La Loi sur l’économie Sociale et Solidaire (ESS), oblige depuis peu les PME de moins de 250 salariés et qui souhaitent vendre leur entreprise, à en informer les salariés au plus tard deux mois avant toute transaction. Dans les faits, cette loi présente un double intérêt : permettre aux salariés de racheter, s’ils le souhaitent, l’entreprise et sauvegarder des emplois. Mais dans la pratique ? Que constate-t-on sur le terrain ? Quelles sont les potentielles tensions humaines liées à un tel procédé ?
Dans la pratique, peu d’opérations de rachat représentent une «découverte» pour les salariés. Le CHSCT/CE, lorsqu’il existe, est légalement informé de l’opération suffisamment en amont pour exercer ses prérogatives en la matière. Cependant nous constatons, qu’à partir de ce moment-là, en «effet de halo», une information diffuse et officieuse se développe très rapidement autour du futur de l’entreprise. Cette période devient alors fortement anxiogène pour le corps social (quelle est la stratégie de l’entreprise ? Y aura t-il une vente partielle des actifs ? Quelle est l’intention sous-jacente : faire évoluer l’objet social et condamner certaines parties de l’activité ?) et une période de doute et de questionnement s’installe. Le risque de désengagement, voire, de démissions de personnes clefs émerge…

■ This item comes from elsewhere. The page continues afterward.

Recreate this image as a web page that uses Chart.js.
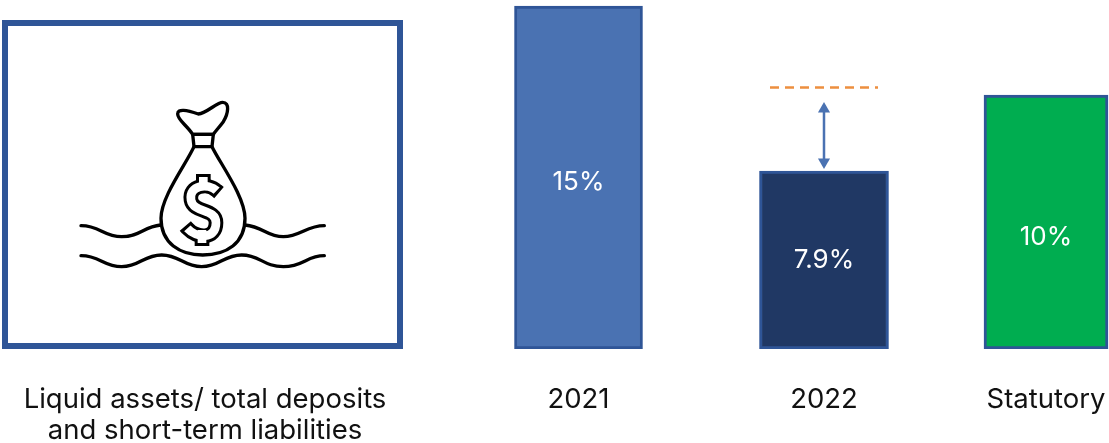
<!DOCTYPE html>
<html>
<head>
<meta charset="utf-8">
<style>
  html, body { margin: 0; padding: 0; background: #fff; }
  #wrap { position: relative; width: 1109px; height: 443px; }
</style>
<script src="https://cdn.jsdelivr.net/npm/chart.js@4"></script>
</head>
<body>
<div id="wrap"><canvas id="chart" width="1109" height="443"></canvas></div>
<script>
// Data
const categories = ['2021', '2022', 'Statutory'];
const ratios = [15, 7.9, 10];
const ratioLabels = ['15%', '7.9%', '10%'];
const panelCaption = ['Liquid assets/ total deposits', 'and short-term liabilities'];
const targetLine = [10.3, 10.3];
const gapArrow = [10.65, 8.3];

// Layout along the horizontal axis
const panelCentre = 205;
const barCentres = [578.5, 824, 1046];
const barWidths = [128, 129, 124];
const targetLineEnds = [770, 878];

// The three columns are an infographic, each with its own vertical extent
const axisMaximums = [15.262, 15.489, 13.74];
const axisIds = ['y2021', 'y2022', 'yStatutory'];
const labelFractions = [0.487, 0.5, 0.44];

const barFills = ['#4A72B2', '#203864', '#00AD50'];
const barEdge = '#2F5597';
const inkColour = '#111111';
const fontFamily = 'Inter, "Noto Sans", sans-serif';

const tickValues = [panelCentre, ...barCentres];
const tickCaptions = [panelCaption, ...categories];

const barDatasets = categories.map((name, i) => ({
  type: 'bar',
  label: name,
  data: [{ x: barCentres[i], y: ratios[i] }],
  yAxisID: axisIds[i],
  backgroundColor: barFills[i],
  borderColor: barEdge,
  borderWidth: 3,
  borderSkipped: false,
  barThickness: barWidths[i],
  grouped: false,
  order: 2
}));

const targetDataset = {
  type: 'line',
  label: 'Statutory level',
  data: targetLineEnds.map((x, i) => ({ x, y: targetLine[i] })),
  yAxisID: 'yStatutory',
  borderColor: '#ED8F3F',
  borderWidth: 2.5,
  borderDash: [9, 6],
  pointRadius: 0,
  order: 1
};

const arrowDataset = {
  type: 'line',
  label: 'Shortfall',
  data: gapArrow.map(y => ({ x: barCentres[1], y })),
  yAxisID: 'y2022',
  borderColor: '#4A72B2',
  borderWidth: 2.5,
  pointStyle: 'triangle',
  pointRadius: 7,
  pointRotation: [0, 180],
  pointBackgroundColor: '#4A72B2',
  pointBorderWidth: 0,
  order: 1
};

// Money bag floating on waves, outlined in a 3x coordinate space
const iconStrokes = [
  'M243 677 C300 677,310 710,365 710 S430 680,482 675',
  'M735 675 C790 680,800 710,850 710 S920 677,973 677',
  'M243 767 C300 767,310 800,365 800 S430 765,485 765 S550 800,605 800 S670 765,725 765 S790 800,850 800 S920 767,973 767',
  'M582 440 C560 490,483 590,483 655 C483 730,540 765,608 765 C680 765,735 730,735 655 C735 590,660 490,636 440',
  'M578 403 C560 375,533 360,533 342 C533 325,560 330,595 342 C620 340,650 307,668 307 C690 307,685 340,670 365 C655 385,645 395,640 403 Z',
  'M578 403 L640 403 L636 440 L582 440 Z'
];
// Dollar sign: the outer paths run slightly past the inner ones to close the ends
const dollarOuter = [
  'M610 522 L610 570',
  'M606 690 L606 738',
  'M657 578 L650 572 C625 548,565 555,573 600 C580 640,648 625,648 668 C648 720,590 715,562 685 L556 678'
];
const dollarInner = [
  'M610 531 L610 570',
  'M606 690 L606 729',
  'M650 572 C625 548,565 555,573 600 C580 640,648 625,648 668 C648 720,590 715,562 685'
];

const panelAndIcon = {
  id: 'panelAndIcon',
  beforeDatasetsDraw(chart) {
    const ctx = chart.ctx;
    ctx.save();
    ctx.strokeStyle = barEdge;
    ctx.lineWidth = 6;
    ctx.strokeRect(5, 23, 395, 323);

    ctx.scale(1 / 3, 1 / 3);
    ctx.strokeStyle = '#000';
    ctx.lineWidth = 10;
    ctx.lineCap = 'round';
    ctx.lineJoin = 'round';
    iconStrokes.forEach(d => ctx.stroke(new Path2D(d)));

    ctx.lineCap = 'butt';
    ctx.lineJoin = 'miter';
    ctx.lineWidth = 44;
    dollarOuter.forEach(d => ctx.stroke(new Path2D(d)));
    ctx.strokeStyle = '#fff';
    ctx.lineWidth = 26;
    dollarInner.forEach(d => ctx.stroke(new Path2D(d)));
    ctx.restore();
  }
};

const barValueLabels = {
  id: 'barValueLabels',
  afterDatasetsDraw(chart) {
    const ctx = chart.ctx;
    ctx.save();
    ctx.fillStyle = '#fff';
    ctx.font = '26px ' + fontFamily;
    ctx.textAlign = 'center';
    ctx.textBaseline = 'middle';
    categories.forEach((_, i) => {
      const bar = chart.getDatasetMeta(i).data[0];
      const y = bar.base + (bar.y - bar.base) * labelFractions[i];
      ctx.fillText(ratioLabels[i], bar.x, y);
    });
    ctx.restore();
  }
};

const hiddenAxis = max => ({ display: false, min: 0, max });

new Chart(document.getElementById('chart'), {
  data: { datasets: [...barDatasets, targetDataset, arrowDataset] },
  plugins: [panelAndIcon, barValueLabels],
  options: {
    responsive: false,
    animation: false,
    layout: { padding: 0, autoPadding: false },
    plugins: { legend: { display: false }, tooltip: { enabled: false } },
    scales: {
      x: {
        type: 'linear',
        min: 0,
        max: 1109,
        offset: false,
        grid: { display: false },
        border: { display: false },
        afterBuildTicks(scale) { scale.ticks = tickValues.map(value => ({ value })); },
        afterFit(scale) { scale.height = 94; scale.paddingLeft = 0; scale.paddingRight = 0; },
        ticks: {
          autoSkip: false,
          maxRotation: 0,
          padding: 27,
          color: inkColour,
          font: { family: fontFamily, size: 27.5, lineHeight: 1.13 },
          callback(value) { return tickCaptions[tickValues.indexOf(value)]; }
        }
      },
      y2021: hiddenAxis(axisMaximums[0]),
      y2022: hiddenAxis(axisMaximums[1]),
      yStatutory: hiddenAxis(axisMaximums[2])
    }
  }
});
</script>
</body>
</html>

Dans la pratique, nous n’observons pas non plus de lien entre le fait d’être informés en amont et le déclenchement d’intentions entrepreneuriales de la part des salariés. Les «contrats psychologiques» sous-jacents à chacune des deux postures sont très différents, notamment sur la question de la prise de risque et de la capacité à avoir une vision stratégique qui puisse être déclinée opérationnellement. Enfin, le présupposé sur lequel repose la loi ESS, à savoir qu’une reprise par les salariés serait de nature à préserver des emplois est, de notre point de vue d’observateur sur le terrain, loin d’être confirmé.

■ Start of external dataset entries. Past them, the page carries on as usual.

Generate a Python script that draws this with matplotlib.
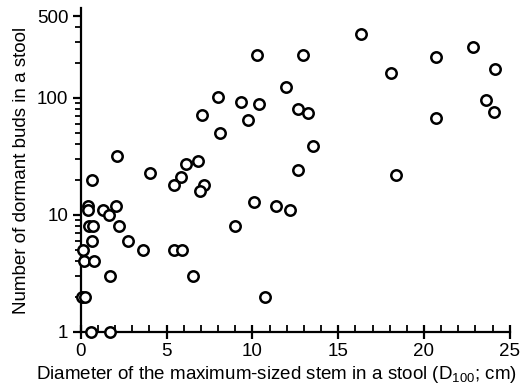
import matplotlib
matplotlib.use("Agg")
import matplotlib.pyplot as plt
from matplotlib.ticker import LogLocator, FixedLocator, NullFormatter, MultipleLocator

plt.rcParams['font.family'] = ['Liberation Sans', 'DejaVu Sans']
plt.rcParams['mathtext.fontset'] = 'custom'
plt.rcParams['mathtext.rm'] = 'Liberation Sans'
plt.rcParams['mathtext.it'] = 'Liberation Sans'

diameter = [7.98, 7.05, 8.1, 2.1, 6.8, 6.1, 4.05, 5.84, 0.66, 5.45, 7.15, 6.93,
            0.41, 2.02, 0.43, 1.32, 1.62, 0.49, 0.7, 2.2, 0.66, 2.75, 0.12, 3.6,
            5.45, 5.92, 0.21, 0.78, 1.71, 6.54, 0.04, 0.25, 0.58, 1.71,
            16.31, 10.28, 12.95, 11.93, 9.36, 10.38, 12.68, 13.22, 9.74, 13.51,
            12.66, 10.07, 11.37, 12.19, 8.98, 10.71,
            22.86, 20.68, 24.14, 18.09, 23.6, 24.07, 20.68, 18.36]
buds = [101, 71, 50, 32, 29, 27, 23, 21, 20, 18, 18, 16,
        12, 12, 11, 11, 10, 8, 8, 8, 6, 6, 5, 5,
        5, 5, 4, 4, 3, 3, 2, 2, 1, 1,
        350, 234, 234, 123, 92, 89, 81, 74, 65, 39,
        24, 13, 12, 11, 8, 2,
        274, 225, 175, 164, 96, 76, 67, 22]

x_ticks = [0, 5, 10, 15, 20, 25]
y_ticks = [1, 10, 100, 500]
y_ticklabels = ['1', '10', '100', '500']

fig = plt.figure(figsize=(5.25, 3.86), dpi=100)
ax = fig.add_axes([0.154, 0.140, 0.817, 0.838])

ax.plot(diameter, buds, linestyle='none', marker='o', markersize=7.5,
        markerfacecolor='white', markeredgecolor='black', markeredgewidth=1.8,
        clip_on=False, zorder=3)

ax.set_yscale('log')
ax.set_xlim(0, 25)
ax.set_ylim(1, 580)

ax.xaxis.set_major_locator(FixedLocator(x_ticks))
ax.xaxis.set_minor_locator(MultipleLocator(1))
ax.yaxis.set_major_locator(FixedLocator(y_ticks))
ax.set_yticklabels(y_ticklabels)
ax.yaxis.set_minor_locator(LogLocator(base=10, subs=range(2, 10)))
ax.yaxis.set_minor_formatter(NullFormatter())

for s in ['top', 'right']:
    ax.spines[s].set_visible(False)
for s in ['left', 'bottom']:
    ax.spines[s].set_linewidth(1.6)

ax.tick_params(axis='x', which='major', direction='inout', length=10, width=1.6,
               labelsize=13.5, pad=3)
ax.tick_params(axis='x', which='minor', direction='in', length=5, width=1.3)
ax.tick_params(axis='y', which='major', direction='out', length=6, width=1.6,
               labelsize=13.5, pad=3)
ax.tick_params(axis='y', which='minor', direction='out', length=4, width=1.3)

ax.set_xlabel('Diameter of the maximum-sized stem in a stool (D$_{100}$; cm)',
              fontsize=13.5)
ax.xaxis.set_label_coords(0.457, -0.098)
ax.set_ylabel('Number of dormant buds in a stool', fontsize=13.5, labelpad=5)

fig.savefig('out.png', dpi=100)
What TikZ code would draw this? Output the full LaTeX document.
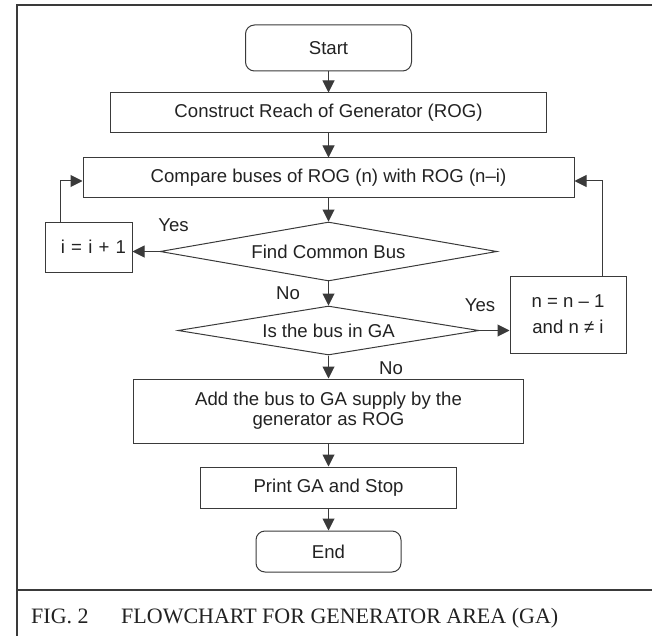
\documentclass[tikz,border=0pt]{standalone}
\usepackage{fontspec}
\setmainfont{Liberation Sans}
\newfontfamily\capfont{Liberation Serif}
\usetikzlibrary{shapes.geometric,arrows.meta,calc}

\definecolor{ink}{HTML}{222222}
\definecolor{rule}{HTML}{3A3A3A}

\tikzset{
  every node/.style={text=ink, font=\fontsize{18.6}{22}\selectfont},
  stepbox/.style={draw=rule, line width=1pt, rectangle, inner sep=0pt, align=center},
  termbox/.style={stepbox, rounded corners=9pt},
  decision/.style={draw=rule, line width=1pt, diamond, inner sep=0pt, shape aspect=6},
  arr/.style={draw=rule, line width=1pt, -{Triangle[length=12pt,width=12pt]}},
  frameline/.style={draw=rule, line width=1.8pt},
  lbl/.style={inner sep=0pt}
}

\begin{document}
\begin{tikzpicture}[x=1pt,y=-1pt]
  \useasboundingbox (0,0) rectangle (652,636);

  % outer frame and caption rule
  \draw[frameline] (652,5) -- (16.6,5) -- (16.6,636);
  \draw[frameline] (16.6,590) -- (652,590);

  % process steps, all centred on one vertical axis
  \node[termbox, minimum width=166pt, minimum height=46pt] (start) at (328.5,48) {Start};
  \node[stepbox, minimum width=436pt, minimum height=40pt] (construct) at (328.5,113) {Construct Reach of Generator (ROG)};
  \node[stepbox, minimum width=491pt, minimum height=40pt] (compare) at (328.5,178) {Compare buses of ROG (n) with ROG (n–i)};
  \node[decision, minimum width=337pt, minimum height=59pt] (find) at (328.5,251.5) {Find Common Bus};
  \node[stepbox, minimum width=87pt, minimum height=50pt, text width=75pt, align=right, inner xsep=6pt] (inc) at (88.5,247) {i = i + 1};
  \node[decision, minimum width=301pt, minimum height=49pt] (inga) at (328.5,330.5) {Is the bus in GA};
  \node[stepbox, minimum width=116pt, minimum height=77pt, font=\fontsize{18.6}{26}\selectfont] (dec) at (568,314.5) {n = n – 1\\and n ≠ i};
  \node[stepbox, minimum width=390pt, minimum height=64pt, font=\fontsize{18.6}{20}\selectfont] (add) at (328.5,411) {Add the bus to GA supply by the\\generator as ROG};
  \node[stepbox, minimum width=256pt, minimum height=41pt] (print) at (328.5,487.5) {Print GA and Stop};
  \node[termbox, minimum width=145pt, minimum height=41pt] (end) at (328.5,551.5) {End};

  % branch labels
  \node[lbl] (yes1) at (173.5,225) {Yes};
  \node[lbl] (no1) at (288,293) {No};
  \node[lbl] (yes2) at (480,305) {Yes};
  \node[lbl] (no2) at (391,368) {No};

  % feedback corners
  \coordinate (lp) at (60,181);
  \coordinate (rp) at (602,181);

  % main flow
  \draw[arr] (start) -- (construct);
  \draw[arr] (construct) -- (compare);
  \draw[arr] (compare) -- (find);
  \draw[arr] (find) -- (inga);
  \draw[arr] (inga) -- (add);
  \draw[arr] (add) -- (print);
  \draw[arr] (print) -- (end);

  % branches
  \draw[arr] (find.west) -- (inc.east |- find.west);
  \draw[arr] (inga.east) -- (dec.west |- inga.east);

  % loops back to the comparison
  \draw[arr] (inc.north -| lp) -- (lp) -- (compare.west |- lp);
  \draw[arr] (dec.north -| rp) -- (rp) -- (compare.east |- rp);

  % caption
  \node[lbl, anchor=base west, font=\capfont\fontsize{22}{26}\selectfont] (fig) at (31,623) {FIG. 2};
  \node[lbl, anchor=base west, font=\capfont\fontsize{22}{26}\selectfont] (title) at (121,623) {FLOWCHART FOR GENERATOR AREA (GA)};
\end{tikzpicture}
\end{document}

Les situations que nous avons eu à analyser, montrent au contraire que les salariés qui se sont lancés dans cette aventure entrepreneuriale, ont fait évoluer rapidement l’organisation en se séparant très vite de collaborateurs qu’ils jugeaient peu aptes à relever les défis à venir. En effet, les repreneurs connaissent "de l’intérieur" leur entreprise, ils se sont faits depuis longtemps une idée de ses forces et faiblesses, notamment sur le plan humain et ils veulent se donner rapidement la capacité de réussir ce qui passe très logiquement par la capacité d’organiser humainement l’entreprise conformément à leurs représentations.

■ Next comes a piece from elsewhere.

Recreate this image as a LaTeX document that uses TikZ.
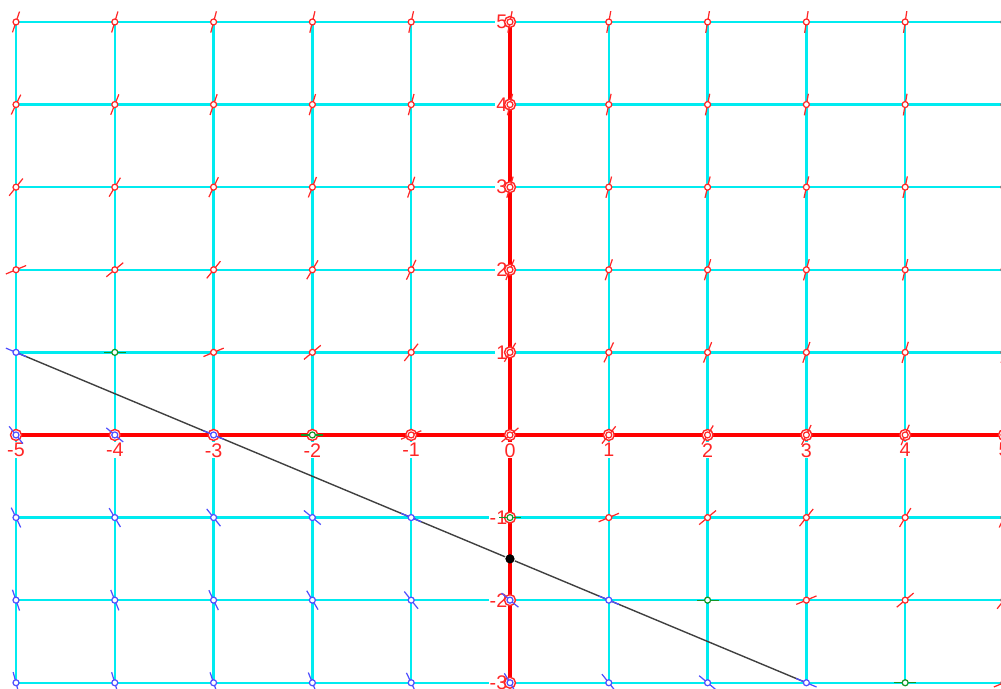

Contrairement à l’intérêt de départ, c’est donc au contraire, le fait de ne pas connaître l’entreprise de l’intérieur, qui permet dans un premier temps de sauvegarder des emplois. Notre constat final est que les repreneurs salariés n’hésitent pas à délocaliser certaines parties de la production si cela s’avère stratégique à leurs yeux. Autre perspective de «la réalité business» lorsqu’il s’agit de son argent, de sa propre mise de fonds. Changement de comportement et de vision de ses anciens collègues, difficulté à trouver sa place dans une nouvelle hiérarchie etc. sont autant de risques de faire émerger les démissions (voudriez-vous devenir le nouveau salarié de votre ancien collègue ?).
Les accompagner, avant et pendant les premiers mois de la reprise, s'avère souvent aussi essentiel que la recapitalisation financière, et ceci pour des raisons d'efficacité. Pour un repreneur, s'intéresser aux conditions humaines sera à terme, un réflexe "business".